A missense mutation (A12T) in BAF has been reported to result in a decrease in BAF protein levels and an increase in nuclear envelope abnormalities in association with a premature aging syndrome called Néstor–Guillermo progeria syndrome29. Moreover, Lamin A mutations cause rare clinical disorders called laminopathies, including autosomal Emery–Dreifuss muscular dystrophy and Hutchinson–Gilford progeria syndrome59, which are accompanied by abnormalities in nuclear morphology. Whether and how an abnormal nuclear shape causes the pathologies of these diseases warrant further investigation.
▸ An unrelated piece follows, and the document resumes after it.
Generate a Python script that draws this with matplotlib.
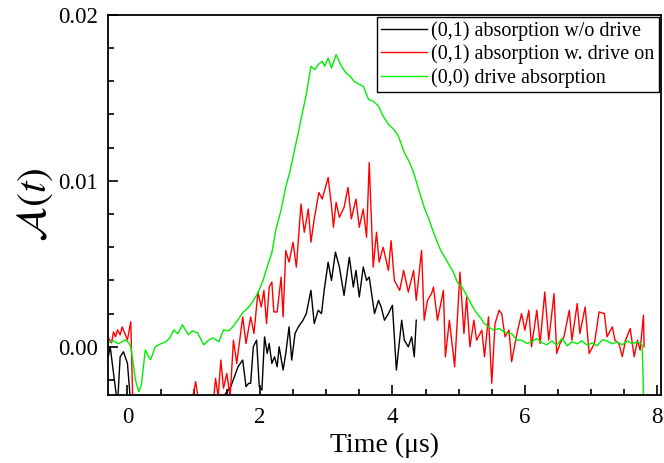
import matplotlib
matplotlib.use("Agg")
import matplotlib.pyplot as plt
import numpy as np
from matplotlib.ticker import MultipleLocator

# values (time in us, absorption in units of 1e-3)
green_t = [-0.29, -0.21, -0.14, -0.03, 0.02, 0.05, 0.09, 0.12, 0.17, 0.21, 0.27, 0.32,
           0.35, 0.42, 0.50, 0.58, 0.64, 0.70, 0.76, 0.83, 0.92, 0.98, 1.06, 1.15,
           1.23, 1.29, 1.38, 1.45, 1.53, 1.59, 1.67, 1.74, 1.82, 1.89, 1.97, 2.05,
           2.12, 2.18, 2.24, 2.32, 2.39, 2.45, 2.50, 2.58, 2.62, 2.70, 2.77, 2.83,
           2.88, 2.94, 2.98, 3.03, 3.08, 3.15, 3.23, 3.30, 3.36, 3.42, 3.50, 3.56,
           3.64, 3.71, 3.79, 3.86, 3.94, 4.02, 4.09, 4.18, 4.26, 4.32, 4.41, 4.48,
           4.55, 4.61, 4.67, 4.73, 4.79, 4.86, 4.92, 4.98, 5.05, 5.12, 5.20, 5.26,
           5.32, 5.39, 5.45, 5.53, 5.61, 5.65, 5.73, 5.80, 5.88, 5.95, 6.03, 6.10,
           6.18, 6.26, 6.33, 6.41, 6.48, 6.56, 6.64, 6.71, 6.79, 6.86, 6.94, 7.02,
           7.09, 7.17, 7.24, 7.32, 7.39, 7.47, 7.55, 7.62, 7.70, 7.77, 7.79]
green_a = [0.24, 0.36, 0.18, 0.42, 0.24, 0.0, -1.08, -1.99, -2.71, -2.29, -0.18, -0.60,
           -0.78, 0.0, 0.18, 0.30, 0.54, 1.02, 0.78, 1.33, 0.72, 0.96, 0.84, 0.12,
           0.42, 0.54, 0.30, 1.02, 0.96, 1.20, 1.63, 2.05, 2.35, 2.71, 3.25, 4.04,
           4.94, 5.66, 7.05, 8.25, 9.64, 10.5, 11.45, 12.9, 13.7, 15.2, 16.9, 16.7,
           17.0, 17.2, 16.9, 17.4, 16.8, 17.6, 16.9, 16.5, 16.3, 16.0, 15.8, 15.7,
           14.9, 14.8, 14.5, 13.9, 13.4, 13.1, 12.7, 11.7, 11.1, 10.5, 9.3, 8.4,
           7.7, 7.0, 6.4, 5.8, 5.4, 4.9, 4.5, 3.9, 3.6, 3.1, 2.5, 2.1,
           1.8, 1.4, 1.2, 1.0, 1.1, 1.0, 0.8, 0.8, 0.4, 0.4, 0.2, 0.3,
           0.5, 0.24, 0.12, 0.36, 0.1, 0.5, 0.06, 0.3, 0.18, 0.36, 0.1, 0.24,
           0.06, 0.42, 0.36, 0.18, 0.3, 0.12, 0.36, 0.18, 0.3, 0.12, -2.8]

red_t = [-0.29, -0.24, -0.21, -0.18, -0.15, -0.11, -0.08, -0.03, 0.00, 0.05, 0.08,
         0.20, 0.45, 0.70, 0.95, 1.03, 1.08, 1.20, 1.30, 1.33, 1.37, 1.41, 1.45,
         1.50, 1.55, 1.60, 1.65, 1.74, 1.79, 1.86, 1.91, 1.97, 2.02, 2.06, 2.10,
         2.14, 2.18, 2.21, 2.26, 2.32, 2.35, 2.39, 2.44, 2.50, 2.55, 2.62, 2.67,
         2.73, 2.77, 2.82, 2.89, 2.94, 3.03, 3.08, 3.11, 3.15, 3.20, 3.27, 3.33,
         3.38, 3.45, 3.50, 3.56, 3.61, 3.65, 3.71, 3.76, 3.80, 3.86, 3.94, 3.98,
         4.03, 4.11, 4.17, 4.24, 4.32, 4.36, 4.44, 4.48, 4.53, 4.59, 4.62, 4.68,
         4.77, 4.80, 4.86, 4.94, 5.02, 5.08, 5.12, 5.17, 5.23, 5.27, 5.35, 5.39,
         5.45, 5.50, 5.55, 5.61, 5.65, 5.70, 5.76, 5.80, 5.88, 5.95, 6.00, 6.06,
         6.10, 6.18, 6.23, 6.30, 6.36, 6.44, 6.48, 6.53, 6.59, 6.67, 6.71, 6.79,
         6.83, 6.91, 6.97, 7.05, 7.12, 7.20, 7.24, 7.32, 7.36, 7.42, 7.47, 7.52,
         7.59, 7.65, 7.70, 7.74, 7.79, 7.80]
red_a = [0.54, 0.24, 0.90, 0.60, 1.02, 0.72, 1.20, 0.72, 0.42, 1.51, -3.2,
         -4.5, -5.0, -4.5, -3.8, -2.1, -3.5, -4.0, -3.2, -1.9, -3.0, -0.8, -2.5,
         -1.6, -3.0, 0.4, -1.0, 1.8, 0.2, 1.8, 0.8, 3.3, 2.4, 3.4, 1.4,
         3.6, 3.9, 2.1, 2.1, 4.2, 1.8, 5.8, 5.1, 6.3, 4.8, 8.6, 6.9,
         8.3, 6.3, 7.7, 9.3, 8.9, 10.2, 8.5, 7.2, 8.7, 7.8, 8.4, 9.6,
         7.7, 8.9, 7.2, 8.3, 6.6, 11.1, 4.8, 6.9, 5.1, 6.0, 4.6, 6.4,
         4.0, 3.4, 4.6, 3.3, 4.6, 2.8, 5.8, 1.6, 2.8, 3.2, 3.6, 1.6,
         3.4, -0.6, 1.6, -1.2, 4.5, 0.8, 3.0, 0.0, 1.6, 0.4, 1.0, -0.6,
         1.8, -2.2, 1.4, 2.2, 2.0, 0.6, 1.0, -0.9, 0.8, 2.0, 1.0, 2.2,
         0.0, 2.2, 0.2, 3.3, 0.4, 3.2, -0.4, 0.2, 0.6, 2.2, 0.4, 2.6,
         0.8, 2.4, -0.4, 0.2, 2.1, 2.0, 0.6, 1.2, 0.4, 0.2, -0.6, 0.4,
         1.1, -0.6, 0.4, -0.2, 1.9, 0.0]

black_t = [-0.29, -0.26, -0.21, -0.15, -0.11, -0.06, 0.00, 0.05, 0.30, 0.70, 1.00,
           1.30, 1.45, 1.56, 1.67, 1.74, 1.79, 1.83, 1.86, 1.90, 1.95, 1.99, 2.03,
           2.07, 2.11, 2.14, 2.18, 2.22, 2.26, 2.29, 2.35, 2.39, 2.44, 2.48, 2.53,
           2.58, 2.65, 2.70, 2.77, 2.82, 2.88, 2.93, 2.97, 3.03, 3.08, 3.14, 3.20,
           3.27, 3.35, 3.41, 3.45, 3.50, 3.56, 3.61, 3.65, 3.73, 3.79, 3.83, 3.88,
           3.94, 4.00, 4.06, 4.14, 4.18, 4.24, 4.29, 4.33, 4.36]
black_a = [-0.6, 0.0, -1.6, -3.5, -0.6, -0.3, -1.0, -3.5, -5.0, -5.0, -4.5,
           -4.0, -3.0, -2.4, -1.2, -0.8, -2.4, -2.2, -2.2, 0.0, 0.4, -2.4, -2.6,
           0.6, -0.4, 0.2, -1.0, -0.6, -1.2, 0.0, -1.4, -0.4, 1.2, -0.8, 0.8,
           1.2, 1.6, 2.0, 3.4, 1.4, 2.2, 2.0, 3.4, 5.1, 4.0, 5.7, 4.8,
           3.1, 5.4, 3.6, 4.6, 3.0, 4.8, 4.0, 4.2, 2.0, 2.8, 2.4, 1.6,
           2.0, 2.5, -1.4, 1.6, 0.4, 0.0, 0.6, -0.6, 1.6]

labels = ["(0,1) absorption w/o drive", "(0,1) absorption w. drive on",
          "(0,0) drive absorption"]

plt.rcParams["font.family"] = "Liberation Serif"
plt.rcParams["mathtext.fontset"] = "stix"

fig = plt.figure(figsize=(6.64, 4.63), dpi=100)
ax = fig.add_axes([0.163, 0.147, 0.832, 0.821])

ax.plot(black_t, np.array(black_a) * 1e-3, color="black", lw=1.0, label=labels[0])
ax.plot(red_t, np.array(red_a) * 1e-3, color="#ff0000", lw=1.0, label=labels[1])
ax.plot(green_t, np.array(green_a) * 1e-3, color="#00ee00", lw=1.0, label=labels[2])

ax.set_xlim(-0.29, 8.05)
ax.set_ylim(-0.0029, 0.02)
ax.xaxis.set_major_locator(MultipleLocator(2))
ax.xaxis.set_minor_locator(MultipleLocator(0.5))
ax.yaxis.set_major_locator(MultipleLocator(0.01))
ax.yaxis.set_minor_locator(MultipleLocator(0.002))
ax.yaxis.set_major_formatter(matplotlib.ticker.FormatStrFormatter("%.2f"))
ax.tick_params(which="both", direction="in", width=1.2, labelsize=16.5)
ax.tick_params(which="major", length=7)
ax.tick_params(which="minor", length=4)
ax.tick_params(axis="x", pad=9)
ax.tick_params(axis="y", pad=7.5)
for s in ax.spines.values():
    s.set_linewidth(1.3)

ax.set_xlabel("Time (μs)", fontsize=20, labelpad=3)
ax.set_ylabel(r"$\mathcal{A}(t)$", fontsize=30, labelpad=2)

leg = ax.legend(loc="upper right", fontsize=14.5, handlelength=2.3, handletextpad=0.2,
                labelspacing=0.2, borderpad=0.2, borderaxespad=0.1,
                fancybox=False, framealpha=1, edgecolor="black")
leg.get_frame().set_linewidth(1.0)

fig.savefig("out.png", dpi=100)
Many existing anticancer therapeutics, as well as those under development, are antimitotic agents. However, cancer cells often adapt to these drugs, resulting in mitotic ‘slippage’ and the subsequent survival of cancer cells; these drugs are also cytotoxic to normal dividing cells60,61. With the emergence of these side effects, new studies have been conducted to identify new cancer cell-specific drugs62. To specifically kill cancer cells, it is necessary to identify and target cellular characteristics unique to cancer cells, such as nuclear deformation. Therefore, investigating the phenomenon of nuclear shape changes—one of the defining characteristics of cancer cells—might foster the development of future anticancer therapies.